### Task to complete
Copy the listing below in full and skip every picture.

Records with drawing code
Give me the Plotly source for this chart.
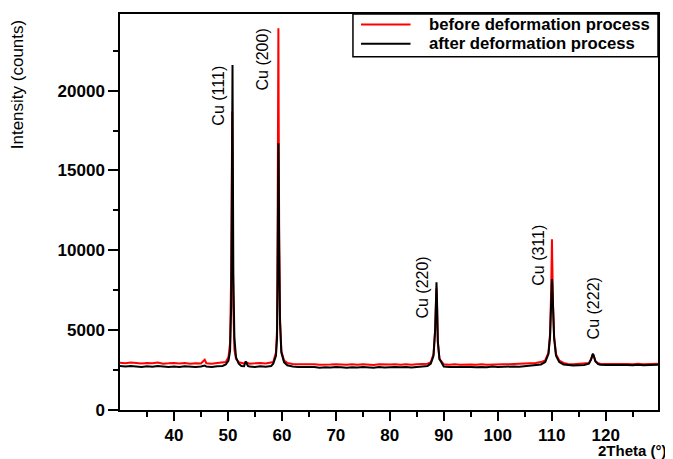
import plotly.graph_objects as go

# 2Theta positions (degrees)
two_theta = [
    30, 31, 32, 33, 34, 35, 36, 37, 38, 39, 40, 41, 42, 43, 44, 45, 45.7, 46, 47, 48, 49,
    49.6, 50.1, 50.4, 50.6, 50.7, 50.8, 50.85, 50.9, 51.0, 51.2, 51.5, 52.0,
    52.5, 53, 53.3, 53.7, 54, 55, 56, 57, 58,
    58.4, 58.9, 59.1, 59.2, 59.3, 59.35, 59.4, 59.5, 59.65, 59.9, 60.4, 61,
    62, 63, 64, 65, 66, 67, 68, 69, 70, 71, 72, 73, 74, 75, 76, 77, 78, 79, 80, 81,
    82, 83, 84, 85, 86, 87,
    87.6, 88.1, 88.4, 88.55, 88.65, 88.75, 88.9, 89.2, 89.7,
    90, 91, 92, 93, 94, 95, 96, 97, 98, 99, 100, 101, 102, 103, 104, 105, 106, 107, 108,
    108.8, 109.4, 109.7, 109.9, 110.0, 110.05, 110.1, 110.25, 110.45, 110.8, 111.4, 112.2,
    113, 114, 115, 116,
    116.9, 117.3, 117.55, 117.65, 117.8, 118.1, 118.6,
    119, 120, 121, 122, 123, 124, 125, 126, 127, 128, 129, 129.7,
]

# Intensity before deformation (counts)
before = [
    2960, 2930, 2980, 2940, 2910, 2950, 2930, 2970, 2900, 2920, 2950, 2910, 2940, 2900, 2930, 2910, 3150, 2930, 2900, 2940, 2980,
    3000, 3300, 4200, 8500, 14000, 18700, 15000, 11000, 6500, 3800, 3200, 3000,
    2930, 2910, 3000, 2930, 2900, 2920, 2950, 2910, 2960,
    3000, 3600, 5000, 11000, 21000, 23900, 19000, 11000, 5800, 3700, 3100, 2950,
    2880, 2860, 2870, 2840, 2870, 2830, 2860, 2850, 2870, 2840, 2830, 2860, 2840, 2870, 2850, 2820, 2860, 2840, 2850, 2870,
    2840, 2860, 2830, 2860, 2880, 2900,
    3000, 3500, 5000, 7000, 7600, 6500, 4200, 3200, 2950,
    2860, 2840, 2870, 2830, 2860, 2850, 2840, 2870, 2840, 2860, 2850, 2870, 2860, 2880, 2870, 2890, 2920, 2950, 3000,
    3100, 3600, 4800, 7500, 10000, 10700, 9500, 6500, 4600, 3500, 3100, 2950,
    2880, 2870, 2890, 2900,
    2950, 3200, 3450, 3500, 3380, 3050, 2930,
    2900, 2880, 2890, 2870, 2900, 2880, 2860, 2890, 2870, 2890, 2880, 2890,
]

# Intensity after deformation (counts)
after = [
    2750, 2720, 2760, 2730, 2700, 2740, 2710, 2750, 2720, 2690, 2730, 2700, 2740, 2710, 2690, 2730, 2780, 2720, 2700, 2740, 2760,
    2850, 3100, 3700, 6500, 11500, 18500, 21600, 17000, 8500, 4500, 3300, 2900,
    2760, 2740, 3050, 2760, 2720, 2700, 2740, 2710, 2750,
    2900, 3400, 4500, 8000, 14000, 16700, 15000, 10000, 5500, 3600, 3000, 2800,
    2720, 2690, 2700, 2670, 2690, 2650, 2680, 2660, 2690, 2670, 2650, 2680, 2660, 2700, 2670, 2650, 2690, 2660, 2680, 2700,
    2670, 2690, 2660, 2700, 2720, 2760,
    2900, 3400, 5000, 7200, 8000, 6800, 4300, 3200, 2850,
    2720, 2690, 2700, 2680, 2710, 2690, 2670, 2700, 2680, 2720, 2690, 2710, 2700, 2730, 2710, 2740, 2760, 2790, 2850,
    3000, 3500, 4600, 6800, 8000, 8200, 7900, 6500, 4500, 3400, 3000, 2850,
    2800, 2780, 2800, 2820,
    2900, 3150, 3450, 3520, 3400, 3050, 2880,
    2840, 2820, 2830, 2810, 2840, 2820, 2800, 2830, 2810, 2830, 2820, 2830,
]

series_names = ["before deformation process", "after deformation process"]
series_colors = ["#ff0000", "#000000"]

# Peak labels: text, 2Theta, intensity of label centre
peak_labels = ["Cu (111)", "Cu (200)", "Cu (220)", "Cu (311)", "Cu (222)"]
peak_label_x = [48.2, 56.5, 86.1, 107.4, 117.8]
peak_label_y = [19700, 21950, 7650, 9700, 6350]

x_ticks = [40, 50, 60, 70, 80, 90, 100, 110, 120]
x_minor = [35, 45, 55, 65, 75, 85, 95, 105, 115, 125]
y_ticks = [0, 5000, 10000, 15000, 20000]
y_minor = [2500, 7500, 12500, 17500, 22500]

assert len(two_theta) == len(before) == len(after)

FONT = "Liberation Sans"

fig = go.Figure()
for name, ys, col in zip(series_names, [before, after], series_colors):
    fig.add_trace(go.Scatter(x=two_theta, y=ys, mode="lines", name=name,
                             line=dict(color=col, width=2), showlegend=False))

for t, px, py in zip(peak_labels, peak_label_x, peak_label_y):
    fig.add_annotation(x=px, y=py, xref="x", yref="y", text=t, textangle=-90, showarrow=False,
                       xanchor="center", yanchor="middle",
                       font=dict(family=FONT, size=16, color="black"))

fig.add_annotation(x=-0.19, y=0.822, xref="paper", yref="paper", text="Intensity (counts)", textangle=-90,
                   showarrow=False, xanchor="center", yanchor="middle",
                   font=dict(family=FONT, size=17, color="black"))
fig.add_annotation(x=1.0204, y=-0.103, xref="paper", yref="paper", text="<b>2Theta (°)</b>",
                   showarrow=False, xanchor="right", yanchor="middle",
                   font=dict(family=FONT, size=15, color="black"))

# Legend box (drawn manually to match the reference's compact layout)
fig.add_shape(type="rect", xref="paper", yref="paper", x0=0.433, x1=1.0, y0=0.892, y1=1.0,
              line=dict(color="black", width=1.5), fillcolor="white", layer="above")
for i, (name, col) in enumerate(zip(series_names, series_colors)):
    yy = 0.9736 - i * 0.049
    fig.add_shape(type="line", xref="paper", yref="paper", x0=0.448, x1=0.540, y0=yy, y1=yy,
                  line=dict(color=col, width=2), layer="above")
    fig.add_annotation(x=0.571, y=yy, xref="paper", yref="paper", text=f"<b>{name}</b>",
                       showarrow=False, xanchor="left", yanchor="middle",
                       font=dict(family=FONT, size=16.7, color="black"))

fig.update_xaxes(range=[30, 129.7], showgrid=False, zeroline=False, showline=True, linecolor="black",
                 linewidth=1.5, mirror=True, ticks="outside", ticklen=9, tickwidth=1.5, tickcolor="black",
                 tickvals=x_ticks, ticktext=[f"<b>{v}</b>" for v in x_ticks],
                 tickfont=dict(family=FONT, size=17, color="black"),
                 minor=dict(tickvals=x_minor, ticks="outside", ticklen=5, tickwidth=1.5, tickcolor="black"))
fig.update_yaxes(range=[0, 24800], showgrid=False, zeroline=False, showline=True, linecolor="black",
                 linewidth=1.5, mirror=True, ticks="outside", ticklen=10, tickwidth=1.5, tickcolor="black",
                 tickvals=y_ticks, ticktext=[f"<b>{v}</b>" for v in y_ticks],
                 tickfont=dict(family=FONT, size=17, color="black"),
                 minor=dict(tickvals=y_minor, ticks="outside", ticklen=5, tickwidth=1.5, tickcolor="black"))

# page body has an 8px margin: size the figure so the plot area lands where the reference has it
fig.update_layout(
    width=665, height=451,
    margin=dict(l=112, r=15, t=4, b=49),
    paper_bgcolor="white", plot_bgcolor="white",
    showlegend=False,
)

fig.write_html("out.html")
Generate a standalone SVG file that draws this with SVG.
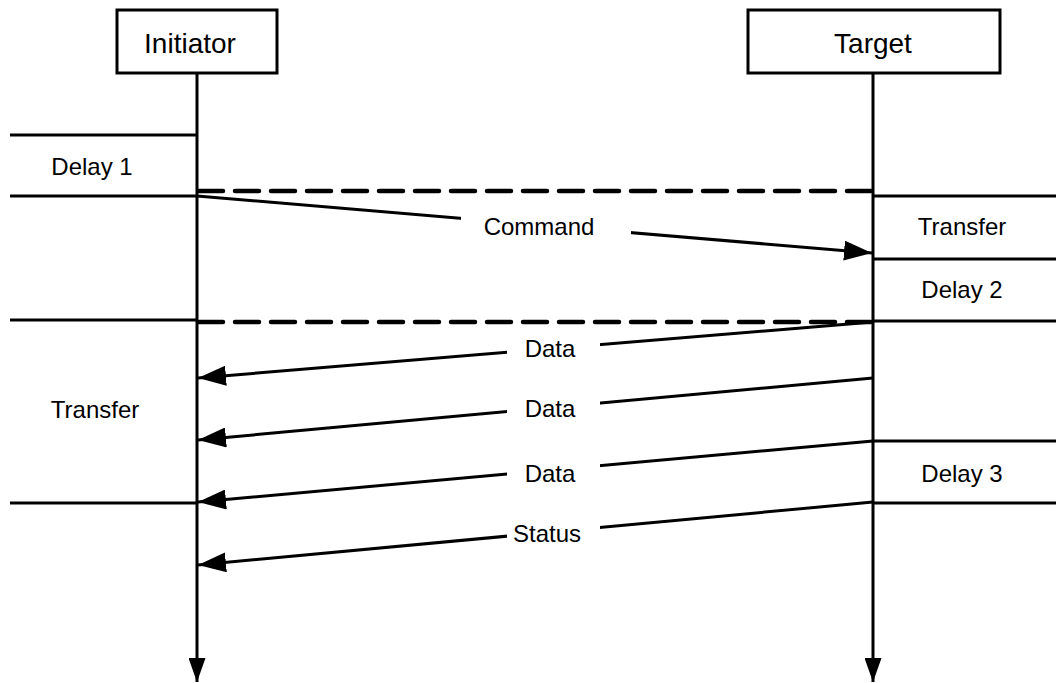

### Response to the exercise
Give me the Plotly source for this chart.
import plotly.graph_objects as go

# 2Theta positions (degrees)
two_theta = [
    30, 31, 32, 33, 34, 35, 36, 37, 38, 39, 40, 41, 42, 43, 44, 45, 45.7, 46, 47, 48, 49,
    49.6, 50.1, 50.4, 50.6, 50.7, 50.8, 50.85, 50.9, 51.0, 51.2, 51.5, 52.0,
    52.5, 53, 53.3, 53.7, 54, 55, 56, 57, 58,
    58.4, 58.9, 59.1, 59.2, 59.3, 59.35, 59.4, 59.5, 59.65, 59.9, 60.4, 61,
    62, 63, 64, 65, 66, 67, 68, 69, 70, 71, 72, 73, 74, 75, 76, 77, 78, 79, 80, 81,
    82, 83, 84, 85, 86, 87,
    87.6, 88.1, 88.4, 88.55, 88.65, 88.75, 88.9, 89.2, 89.7,
    90, 91, 92, 93, 94, 95, 96, 97, 98, 99, 100, 101, 102, 103, 104, 105, 106, 107, 108,
    108.8, 109.4, 109.7, 109.9, 110.0, 110.05, 110.1, 110.25, 110.45, 110.8, 111.4, 112.2,
    113, 114, 115, 116,
    116.9, 117.3, 117.55, 117.65, 117.8, 118.1, 118.6,
    119, 120, 121, 122, 123, 124, 125, 126, 127, 128, 129, 129.7,
]

# Intensity before deformation (counts)
before = [
    2960, 2930, 2980, 2940, 2910, 2950, 2930, 2970, 2900, 2920, 2950, 2910, 2940, 2900, 2930, 2910, 3150, 2930, 2900, 2940, 2980,
    3000, 3300, 4200, 8500, 14000, 18700, 15000, 11000, 6500, 3800, 3200, 3000,
    2930, 2910, 3000, 2930, 2900, 2920, 2950, 2910, 2960,
    3000, 3600, 5000, 11000, 21000, 23900, 19000, 11000, 5800, 3700, 3100, 2950,
    2880, 2860, 2870, 2840, 2870, 2830, 2860, 2850, 2870, 2840, 2830, 2860, 2840, 2870, 2850, 2820, 2860, 2840, 2850, 2870,
    2840, 2860, 2830, 2860, 2880, 2900,
    3000, 3500, 5000, 7000, 7600, 6500, 4200, 3200, 2950,
    2860, 2840, 2870, 2830, 2860, 2850, 2840, 2870, 2840, 2860, 2850, 2870, 2860, 2880, 2870, 2890, 2920, 2950, 3000,
    3100, 3600, 4800, 7500, 10000, 10700, 9500, 6500, 4600, 3500, 3100, 2950,
    2880, 2870, 2890, 2900,
    2950, 3200, 3450, 3500, 3380, 3050, 2930,
    2900, 2880, 2890, 2870, 2900, 2880, 2860, 2890, 2870, 2890, 2880, 2890,
]

# Intensity after deformation (counts)
after = [
    2750, 2720, 2760, 2730, 2700, 2740, 2710, 2750, 2720, 2690, 2730, 2700, 2740, 2710, 2690, 2730, 2780, 2720, 2700, 2740, 2760,
    2850, 3100, 3700, 6500, 11500, 18500, 21600, 17000, 8500, 4500, 3300, 2900,
    2760, 2740, 3050, 2760, 2720, 2700, 2740, 2710, 2750,
    2900, 3400, 4500, 8000, 14000, 16700, 15000, 10000, 5500, 3600, 3000, 2800,
    2720, 2690, 2700, 2670, 2690, 2650, 2680, 2660, 2690, 2670, 2650, 2680, 2660, 2700, 2670, 2650, 2690, 2660, 2680, 2700,
    2670, 2690, 2660, 2700, 2720, 2760,
    2900, 3400, 5000, 7200, 8000, 6800, 4300, 3200, 2850,
    2720, 2690, 2700, 2680, 2710, 2690, 2670, 2700, 2680, 2720, 2690, 2710, 2700, 2730, 2710, 2740, 2760, 2790, 2850,
    3000, 3500, 4600, 6800, 8000, 8200, 7900, 6500, 4500, 3400, 3000, 2850,
    2800, 2780, 2800, 2820,
    2900, 3150, 3450, 3520, 3400, 3050, 2880,
    2840, 2820, 2830, 2810, 2840, 2820, 2800, 2830, 2810, 2830, 2820, 2830,
]

series_names = ["before deformation process", "after deformation process"]
series_colors = ["#ff0000", "#000000"]

# Peak labels: text, 2Theta, intensity of label centre
peak_labels = ["Cu (111)", "Cu (200)", "Cu (220)", "Cu (311)", "Cu (222)"]
peak_label_x = [48.2, 56.5, 86.1, 107.4, 117.8]
peak_label_y = [19700, 21950, 7650, 9700, 6350]

x_ticks = [40, 50, 60, 70, 80, 90, 100, 110, 120]
x_minor = [35, 45, 55, 65, 75, 85, 95, 105, 115, 125]
y_ticks = [0, 5000, 10000, 15000, 20000]
y_minor = [2500, 7500, 12500, 17500, 22500]

assert len(two_theta) == len(before) == len(after)

FONT = "Liberation Sans"

fig = go.Figure()
for name, ys, col in zip(series_names, [before, after], series_colors):
    fig.add_trace(go.Scatter(x=two_theta, y=ys, mode="lines", name=name,
                             line=dict(color=col, width=2), showlegend=False))

for t, px, py in zip(peak_labels, peak_label_x, peak_label_y):
    fig.add_annotation(x=px, y=py, xref="x", yref="y", text=t, textangle=-90, showarrow=False,
                       xanchor="center", yanchor="middle",
                       font=dict(family=FONT, size=16, color="black"))

fig.add_annotation(x=-0.19, y=0.822, xref="paper", yref="paper", text="Intensity (counts)", textangle=-90,
                   showarrow=False, xanchor="center", yanchor="middle",
                   font=dict(family=FONT, size=17, color="black"))
fig.add_annotation(x=1.0204, y=-0.103, xref="paper", yref="paper", text="<b>2Theta (°)</b>",
                   showarrow=False, xanchor="right", yanchor="middle",
                   font=dict(family=FONT, size=15, color="black"))

# Legend box (drawn manually to match the reference's compact layout)
fig.add_shape(type="rect", xref="paper", yref="paper", x0=0.433, x1=1.0, y0=0.892, y1=1.0,
              line=dict(color="black", width=1.5), fillcolor="white", layer="above")
for i, (name, col) in enumerate(zip(series_names, series_colors)):
    yy = 0.9736 - i * 0.049
    fig.add_shape(type="line", xref="paper", yref="paper", x0=0.448, x1=0.540, y0=yy, y1=yy,
                  line=dict(color=col, width=2), layer="above")
    fig.add_annotation(x=0.571, y=yy, xref="paper", yref="paper", text=f"<b>{name}</b>",
                       showarrow=False, xanchor="left", yanchor="middle",
                       font=dict(family=FONT, size=16.7, color="black"))

fig.update_xaxes(range=[30, 129.7], showgrid=False, zeroline=False, showline=True, linecolor="black",
                 linewidth=1.5, mirror=True, ticks="outside", ticklen=9, tickwidth=1.5, tickcolor="black",
                 tickvals=x_ticks, ticktext=[f"<b>{v}</b>" for v in x_ticks],
                 tickfont=dict(family=FONT, size=17, color="black"),
                 minor=dict(tickvals=x_minor, ticks="outside", ticklen=5, tickwidth=1.5, tickcolor="black"))
fig.update_yaxes(range=[0, 24800], showgrid=False, zeroline=False, showline=True, linecolor="black",
                 linewidth=1.5, mirror=True, ticks="outside", ticklen=10, tickwidth=1.5, tickcolor="black",
                 tickvals=y_ticks, ticktext=[f"<b>{v}</b>" for v in y_ticks],
                 tickfont=dict(family=FONT, size=17, color="black"),
                 minor=dict(tickvals=y_minor, ticks="outside", ticklen=5, tickwidth=1.5, tickcolor="black"))

# page body has an 8px margin: size the figure so the plot area lands where the reference has it
fig.update_layout(
    width=665, height=451,
    margin=dict(l=112, r=15, t=4, b=49),
    paper_bgcolor="white", plot_bgcolor="white",
    showlegend=False,
)

fig.write_html("out.html")
Generate a standalone SVG file that draws this with SVG.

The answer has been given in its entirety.